When I went to graduate school the term was “teacher proofing.”

It was thought that such technologies as “programmed-instruction” were good, not only because of their ability to allow for individual pacing, but because of their ability to take teachers out of the equation. Today, we see schools that script teachers’ lessons that opt for camp like programming, that fantasize the use of technology and do everything possible to compromise teacher involvement. While understanding that they have experiences that suggest that teachers are the weakest link in Jewish education, they miss the truth that teachers are also the strongest link. The failure of Jewish education may rest in the hands of some teachers but the success of Jewish education also resides in the skill and attitude of other (or perhaps the same) teachers.

Teaching Naked

Naked Teaching, advocated by Southern Methodist University dean Jose Bowen, calls for active use of technology before and after class, but calls for student teacher interaction in class. According to a report on NPR:

“While it sounds like it’s an anti-technology position, really what I’m doing is using technology like podcasts and online games and things so that students have first contact with the material before they come to class,” Bowen says.
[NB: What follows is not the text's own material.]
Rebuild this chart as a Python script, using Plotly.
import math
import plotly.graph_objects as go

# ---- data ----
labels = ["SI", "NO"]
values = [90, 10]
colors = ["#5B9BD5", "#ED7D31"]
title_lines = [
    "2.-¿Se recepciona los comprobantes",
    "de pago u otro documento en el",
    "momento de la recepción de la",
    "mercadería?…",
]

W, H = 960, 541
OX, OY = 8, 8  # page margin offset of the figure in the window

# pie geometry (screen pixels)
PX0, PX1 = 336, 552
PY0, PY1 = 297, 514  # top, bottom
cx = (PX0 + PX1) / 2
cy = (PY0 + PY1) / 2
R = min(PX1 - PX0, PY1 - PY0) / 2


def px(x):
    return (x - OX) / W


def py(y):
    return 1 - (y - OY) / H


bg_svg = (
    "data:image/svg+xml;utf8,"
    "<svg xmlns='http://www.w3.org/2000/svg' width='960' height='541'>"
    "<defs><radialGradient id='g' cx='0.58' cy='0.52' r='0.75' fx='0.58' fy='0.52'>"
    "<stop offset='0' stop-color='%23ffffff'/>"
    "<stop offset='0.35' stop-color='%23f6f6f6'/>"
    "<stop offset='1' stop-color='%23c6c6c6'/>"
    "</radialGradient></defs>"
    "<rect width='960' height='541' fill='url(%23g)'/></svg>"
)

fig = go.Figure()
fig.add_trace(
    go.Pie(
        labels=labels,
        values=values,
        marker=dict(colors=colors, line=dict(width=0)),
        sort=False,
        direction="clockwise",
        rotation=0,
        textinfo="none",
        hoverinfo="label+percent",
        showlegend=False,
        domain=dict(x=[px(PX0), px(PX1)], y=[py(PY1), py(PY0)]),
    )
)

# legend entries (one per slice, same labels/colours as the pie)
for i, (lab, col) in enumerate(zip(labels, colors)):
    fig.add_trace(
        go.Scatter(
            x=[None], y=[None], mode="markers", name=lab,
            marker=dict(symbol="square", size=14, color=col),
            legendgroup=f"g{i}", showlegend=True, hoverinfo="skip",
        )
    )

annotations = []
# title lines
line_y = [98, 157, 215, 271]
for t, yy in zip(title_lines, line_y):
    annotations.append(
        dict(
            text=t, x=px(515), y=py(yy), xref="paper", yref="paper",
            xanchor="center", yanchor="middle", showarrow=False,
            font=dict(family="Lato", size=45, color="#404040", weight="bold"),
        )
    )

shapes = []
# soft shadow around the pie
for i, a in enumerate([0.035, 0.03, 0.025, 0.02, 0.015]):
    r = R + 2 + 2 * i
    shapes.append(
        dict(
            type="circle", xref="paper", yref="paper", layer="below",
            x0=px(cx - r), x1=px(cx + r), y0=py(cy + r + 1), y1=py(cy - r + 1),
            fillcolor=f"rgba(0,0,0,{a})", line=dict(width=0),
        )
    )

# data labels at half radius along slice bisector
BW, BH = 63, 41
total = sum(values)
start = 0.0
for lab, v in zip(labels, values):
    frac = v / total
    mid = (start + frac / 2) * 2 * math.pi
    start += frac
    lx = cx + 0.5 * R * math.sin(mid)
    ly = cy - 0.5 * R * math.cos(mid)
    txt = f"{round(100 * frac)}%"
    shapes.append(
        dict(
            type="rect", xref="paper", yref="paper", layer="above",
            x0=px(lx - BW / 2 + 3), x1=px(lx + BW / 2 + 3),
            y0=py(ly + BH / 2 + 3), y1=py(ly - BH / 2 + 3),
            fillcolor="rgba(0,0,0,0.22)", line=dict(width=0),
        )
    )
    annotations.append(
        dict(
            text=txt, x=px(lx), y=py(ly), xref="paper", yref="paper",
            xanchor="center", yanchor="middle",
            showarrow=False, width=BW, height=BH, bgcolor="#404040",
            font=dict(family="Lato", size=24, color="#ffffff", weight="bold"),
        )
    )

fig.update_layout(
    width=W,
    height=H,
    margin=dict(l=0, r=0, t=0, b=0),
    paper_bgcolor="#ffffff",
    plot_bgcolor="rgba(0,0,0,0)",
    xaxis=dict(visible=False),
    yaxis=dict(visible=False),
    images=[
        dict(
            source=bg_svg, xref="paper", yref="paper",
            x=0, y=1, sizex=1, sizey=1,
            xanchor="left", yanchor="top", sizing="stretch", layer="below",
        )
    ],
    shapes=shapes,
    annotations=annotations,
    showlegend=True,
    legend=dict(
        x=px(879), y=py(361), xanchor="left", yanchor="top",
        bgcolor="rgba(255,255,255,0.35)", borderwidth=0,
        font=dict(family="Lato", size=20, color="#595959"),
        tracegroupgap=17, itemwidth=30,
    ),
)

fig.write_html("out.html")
He is inviting teachers to invert the traditional model, in which students come to class unprepared, are introduced to material by a professor, then leave to study on their own before coming back to be tested.

“First contact with the material is about, you, the student. Then you come into the classroom, and now we have what’s called learning. We work together, we work on problem sets, we argue. And then you go away and I assess you.”1

Naked Teaching is the rejection of some methodologies and the affirmation of good teaching. It says, lectures are not the best way of conveying information. Power-point presentations make it worse, not better. The real goal is to use technology to transmit information and the classroom to process it. It is a process that say, the teacher is central to the learning that lives long term with the student.